Repeat each line of the material below exactly as it appears, minus any pictures.

→ **DATA SECTION**

=-=-=

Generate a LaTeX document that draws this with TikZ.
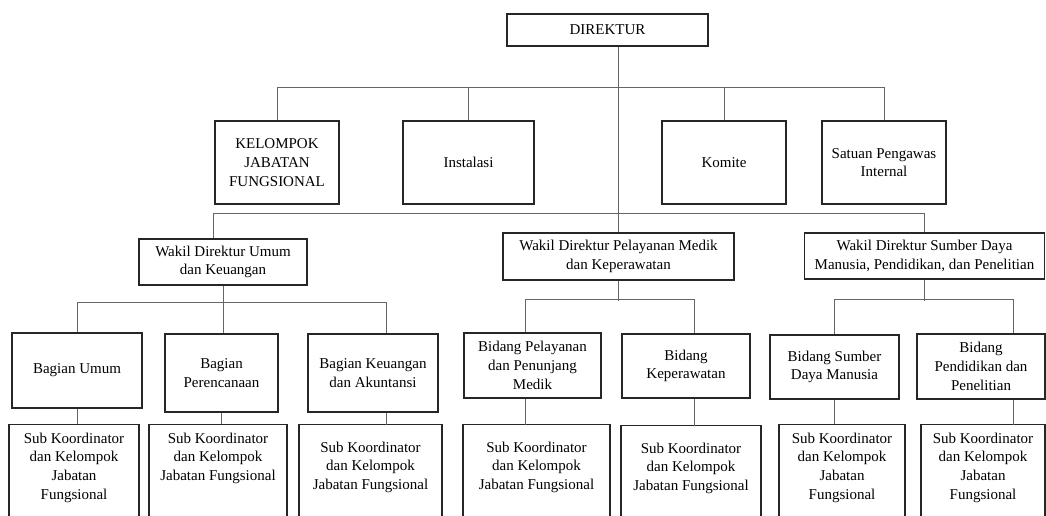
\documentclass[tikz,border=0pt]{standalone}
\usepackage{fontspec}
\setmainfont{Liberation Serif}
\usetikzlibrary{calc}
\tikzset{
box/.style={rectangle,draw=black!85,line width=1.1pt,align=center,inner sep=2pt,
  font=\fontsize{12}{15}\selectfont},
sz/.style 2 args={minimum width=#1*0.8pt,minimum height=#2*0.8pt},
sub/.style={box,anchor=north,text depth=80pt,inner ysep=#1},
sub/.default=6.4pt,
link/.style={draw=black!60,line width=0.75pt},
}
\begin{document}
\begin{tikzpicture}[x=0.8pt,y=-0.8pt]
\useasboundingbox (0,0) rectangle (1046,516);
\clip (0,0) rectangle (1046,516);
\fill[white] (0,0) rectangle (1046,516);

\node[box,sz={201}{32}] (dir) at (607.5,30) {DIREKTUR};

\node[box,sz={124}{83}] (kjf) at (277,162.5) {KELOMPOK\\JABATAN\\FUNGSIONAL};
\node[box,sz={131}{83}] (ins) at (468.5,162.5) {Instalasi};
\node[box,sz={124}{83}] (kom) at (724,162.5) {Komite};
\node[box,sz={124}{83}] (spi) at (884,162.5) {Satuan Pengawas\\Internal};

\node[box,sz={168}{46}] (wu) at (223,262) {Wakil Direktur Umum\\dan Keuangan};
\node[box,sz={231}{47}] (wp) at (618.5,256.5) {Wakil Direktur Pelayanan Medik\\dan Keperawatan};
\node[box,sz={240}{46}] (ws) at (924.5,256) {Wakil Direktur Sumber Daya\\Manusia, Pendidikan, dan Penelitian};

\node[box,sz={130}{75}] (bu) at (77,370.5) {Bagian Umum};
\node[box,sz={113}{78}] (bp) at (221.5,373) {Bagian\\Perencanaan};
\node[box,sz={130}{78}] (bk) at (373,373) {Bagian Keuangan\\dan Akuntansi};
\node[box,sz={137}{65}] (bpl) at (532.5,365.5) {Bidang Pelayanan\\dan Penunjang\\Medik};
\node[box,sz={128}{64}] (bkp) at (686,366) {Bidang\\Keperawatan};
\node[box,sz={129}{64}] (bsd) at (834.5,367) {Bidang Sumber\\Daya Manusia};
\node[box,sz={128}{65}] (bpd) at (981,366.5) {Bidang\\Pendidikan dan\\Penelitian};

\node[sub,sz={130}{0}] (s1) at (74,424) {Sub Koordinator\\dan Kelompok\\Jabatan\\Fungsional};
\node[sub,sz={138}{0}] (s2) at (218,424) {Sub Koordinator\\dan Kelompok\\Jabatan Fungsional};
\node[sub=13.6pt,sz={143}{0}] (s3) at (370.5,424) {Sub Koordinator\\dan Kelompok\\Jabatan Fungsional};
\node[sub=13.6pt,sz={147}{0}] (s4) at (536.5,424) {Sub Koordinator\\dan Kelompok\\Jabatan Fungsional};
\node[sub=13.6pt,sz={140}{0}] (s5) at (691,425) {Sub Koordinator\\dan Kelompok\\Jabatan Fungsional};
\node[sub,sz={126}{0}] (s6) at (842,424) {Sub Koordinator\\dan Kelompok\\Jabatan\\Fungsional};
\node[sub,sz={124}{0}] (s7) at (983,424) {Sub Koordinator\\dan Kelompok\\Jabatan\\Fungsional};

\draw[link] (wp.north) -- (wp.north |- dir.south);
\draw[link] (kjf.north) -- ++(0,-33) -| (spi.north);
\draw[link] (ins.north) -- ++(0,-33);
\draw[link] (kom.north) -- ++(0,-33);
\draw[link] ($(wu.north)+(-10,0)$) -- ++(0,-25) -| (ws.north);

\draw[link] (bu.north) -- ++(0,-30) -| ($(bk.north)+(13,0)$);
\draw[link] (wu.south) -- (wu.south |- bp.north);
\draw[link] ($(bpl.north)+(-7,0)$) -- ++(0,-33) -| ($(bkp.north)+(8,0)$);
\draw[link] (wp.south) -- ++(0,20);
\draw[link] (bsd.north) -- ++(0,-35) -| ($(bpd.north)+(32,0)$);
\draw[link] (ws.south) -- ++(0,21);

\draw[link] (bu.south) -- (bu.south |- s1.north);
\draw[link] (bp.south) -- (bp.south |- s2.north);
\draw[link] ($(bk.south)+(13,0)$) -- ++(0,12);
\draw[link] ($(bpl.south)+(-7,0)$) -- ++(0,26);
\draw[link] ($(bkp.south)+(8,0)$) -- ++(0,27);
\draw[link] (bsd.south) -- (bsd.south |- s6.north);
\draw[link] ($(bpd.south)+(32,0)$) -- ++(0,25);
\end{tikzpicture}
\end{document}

=-=-=

→ **WRITTEN ANSWER**
Generate a LaTeX document that draws this with TikZ.
\documentclass[tikz,border=0pt]{standalone}
\usepackage{fontspec}
\setmainfont{Liberation Serif}
\usetikzlibrary{calc}
\tikzset{
box/.style={rectangle,draw=black!85,line width=1.1pt,align=center,inner sep=2pt,
  font=\fontsize{12}{15}\selectfont},
sz/.style 2 args={minimum width=#1*0.8pt,minimum height=#2*0.8pt},
sub/.style={box,anchor=north,text depth=80pt,inner ysep=#1},
sub/.default=6.4pt,
link/.style={draw=black!60,line width=0.75pt},
}
\begin{document}
\begin{tikzpicture}[x=0.8pt,y=-0.8pt]
\useasboundingbox (0,0) rectangle (1046,516);
\clip (0,0) rectangle (1046,516);
\fill[white] (0,0) rectangle (1046,516);

\node[box,sz={201}{32}] (dir) at (607.5,30) {DIREKTUR};

\node[box,sz={124}{83}] (kjf) at (277,162.5) {KELOMPOK\\JABATAN\\FUNGSIONAL};
\node[box,sz={131}{83}] (ins) at (468.5,162.5) {Instalasi};
\node[box,sz={124}{83}] (kom) at (724,162.5) {Komite};
\node[box,sz={124}{83}] (spi) at (884,162.5) {Satuan Pengawas\\Internal};

\node[box,sz={168}{46}] (wu) at (223,262) {Wakil Direktur Umum\\dan Keuangan};
\node[box,sz={231}{47}] (wp) at (618.5,256.5) {Wakil Direktur Pelayanan Medik\\dan Keperawatan};
\node[box,sz={240}{46}] (ws) at (924.5,256) {Wakil Direktur Sumber Daya\\Manusia, Pendidikan, dan Penelitian};

\node[box,sz={130}{75}] (bu) at (77,370.5) {Bagian Umum};
\node[box,sz={113}{78}] (bp) at (221.5,373) {Bagian\\Perencanaan};
\node[box,sz={130}{78}] (bk) at (373,373) {Bagian Keuangan\\dan Akuntansi};
\node[box,sz={137}{65}] (bpl) at (532.5,365.5) {Bidang Pelayanan\\dan Penunjang\\Medik};
\node[box,sz={128}{64}] (bkp) at (686,366) {Bidang\\Keperawatan};
\node[box,sz={129}{64}] (bsd) at (834.5,367) {Bidang Sumber\\Daya Manusia};
\node[box,sz={128}{65}] (bpd) at (981,366.5) {Bidang\\Pendidikan dan\\Penelitian};

\node[sub,sz={130}{0}] (s1) at (74,424) {Sub Koordinator\\dan Kelompok\\Jabatan\\Fungsional};
\node[sub,sz={138}{0}] (s2) at (218,424) {Sub Koordinator\\dan Kelompok\\Jabatan Fungsional};
\node[sub=13.6pt,sz={143}{0}] (s3) at (370.5,424) {Sub Koordinator\\dan Kelompok\\Jabatan Fungsional};
\node[sub=13.6pt,sz={147}{0}] (s4) at (536.5,424) {Sub Koordinator\\dan Kelompok\\Jabatan Fungsional};
\node[sub=13.6pt,sz={140}{0}] (s5) at (691,425) {Sub Koordinator\\dan Kelompok\\Jabatan Fungsional};
\node[sub,sz={126}{0}] (s6) at (842,424) {Sub Koordinator\\dan Kelompok\\Jabatan\\Fungsional};
\node[sub,sz={124}{0}] (s7) at (983,424) {Sub Koordinator\\dan Kelompok\\Jabatan\\Fungsional};

\draw[link] (wp.north) -- (wp.north |- dir.south);
\draw[link] (kjf.north) -- ++(0,-33) -| (spi.north);
\draw[link] (ins.north) -- ++(0,-33);
\draw[link] (kom.north) -- ++(0,-33);
\draw[link] ($(wu.north)+(-10,0)$) -- ++(0,-25) -| (ws.north);

\draw[link] (bu.north) -- ++(0,-30) -| ($(bk.north)+(13,0)$);
\draw[link] (wu.south) -- (wu.south |- bp.north);
\draw[link] ($(bpl.north)+(-7,0)$) -- ++(0,-33) -| ($(bkp.north)+(8,0)$);
\draw[link] (wp.south) -- ++(0,20);
\draw[link] (bsd.north) -- ++(0,-35) -| ($(bpd.north)+(32,0)$);
\draw[link] (ws.south) -- ++(0,21);

\draw[link] (bu.south) -- (bu.south |- s1.north);
\draw[link] (bp.south) -- (bp.south |- s2.north);
\draw[link] ($(bk.south)+(13,0)$) -- ++(0,12);
\draw[link] ($(bpl.south)+(-7,0)$) -- ++(0,26);
\draw[link] ($(bkp.south)+(8,0)$) -- ++(0,27);
\draw[link] (bsd.south) -- (bsd.south |- s6.north);
\draw[link] ($(bpd.south)+(32,0)$) -- ++(0,25);
\end{tikzpicture}
\end{document}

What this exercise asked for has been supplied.